Copy each line of the data below with the word "this".

_Entries shown:_
○ ○ ○

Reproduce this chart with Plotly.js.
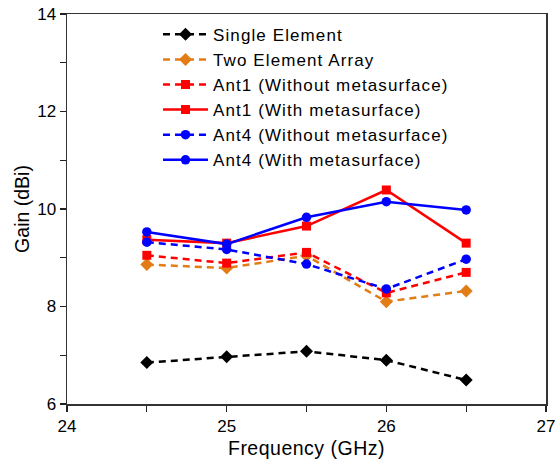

○ ○ ○

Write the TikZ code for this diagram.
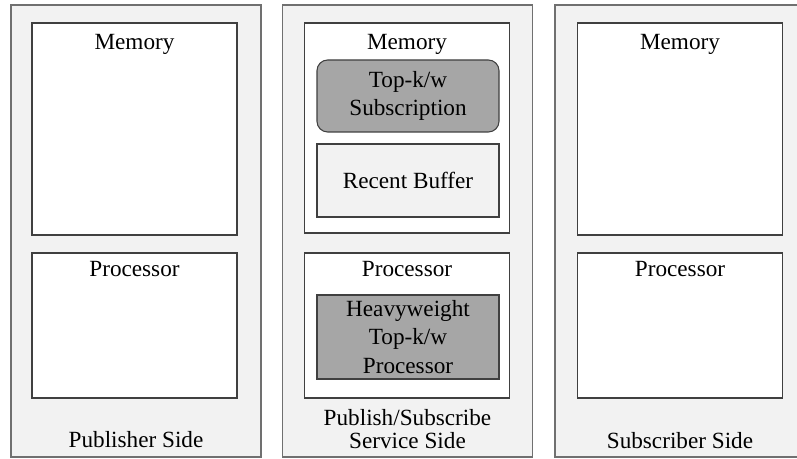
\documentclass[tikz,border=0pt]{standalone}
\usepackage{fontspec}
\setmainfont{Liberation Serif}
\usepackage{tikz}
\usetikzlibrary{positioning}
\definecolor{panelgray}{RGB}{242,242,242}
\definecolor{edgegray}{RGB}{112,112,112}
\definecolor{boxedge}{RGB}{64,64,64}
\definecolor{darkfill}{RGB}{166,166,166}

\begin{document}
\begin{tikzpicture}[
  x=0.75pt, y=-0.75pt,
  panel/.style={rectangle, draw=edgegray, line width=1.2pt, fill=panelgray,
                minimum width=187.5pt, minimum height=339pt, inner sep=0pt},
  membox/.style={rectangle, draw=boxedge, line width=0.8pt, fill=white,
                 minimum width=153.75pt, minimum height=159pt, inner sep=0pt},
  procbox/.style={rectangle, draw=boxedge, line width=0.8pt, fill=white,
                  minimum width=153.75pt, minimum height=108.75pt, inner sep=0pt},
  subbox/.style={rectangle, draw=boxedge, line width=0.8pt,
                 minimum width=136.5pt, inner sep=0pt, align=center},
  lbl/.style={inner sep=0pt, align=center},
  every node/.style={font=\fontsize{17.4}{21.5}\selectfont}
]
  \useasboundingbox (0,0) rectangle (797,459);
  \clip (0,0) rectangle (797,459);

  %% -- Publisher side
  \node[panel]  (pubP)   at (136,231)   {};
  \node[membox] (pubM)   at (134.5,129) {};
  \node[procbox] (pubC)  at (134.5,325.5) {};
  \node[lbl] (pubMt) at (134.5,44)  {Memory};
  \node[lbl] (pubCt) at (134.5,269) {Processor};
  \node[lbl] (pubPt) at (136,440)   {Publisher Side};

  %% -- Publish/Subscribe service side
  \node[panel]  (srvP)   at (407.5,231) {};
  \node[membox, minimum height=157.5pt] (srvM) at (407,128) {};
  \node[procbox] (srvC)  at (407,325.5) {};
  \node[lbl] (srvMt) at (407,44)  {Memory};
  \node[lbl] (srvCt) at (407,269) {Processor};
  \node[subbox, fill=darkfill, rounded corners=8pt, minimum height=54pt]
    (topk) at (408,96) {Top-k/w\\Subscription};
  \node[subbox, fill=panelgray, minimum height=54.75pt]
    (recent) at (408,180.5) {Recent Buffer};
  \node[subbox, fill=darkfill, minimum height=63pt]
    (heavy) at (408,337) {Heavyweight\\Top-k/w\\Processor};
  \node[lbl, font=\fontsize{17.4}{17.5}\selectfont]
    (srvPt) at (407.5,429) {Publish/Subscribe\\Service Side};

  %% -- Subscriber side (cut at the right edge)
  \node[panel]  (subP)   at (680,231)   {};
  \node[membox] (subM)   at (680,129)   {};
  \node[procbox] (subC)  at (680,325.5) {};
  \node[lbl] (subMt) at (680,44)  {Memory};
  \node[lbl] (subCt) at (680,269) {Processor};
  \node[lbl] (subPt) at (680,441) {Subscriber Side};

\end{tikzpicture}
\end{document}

○ ○ ○

_Expected output:_
Reproduce this chart with Plotly.js.
Write the TikZ code for this diagram.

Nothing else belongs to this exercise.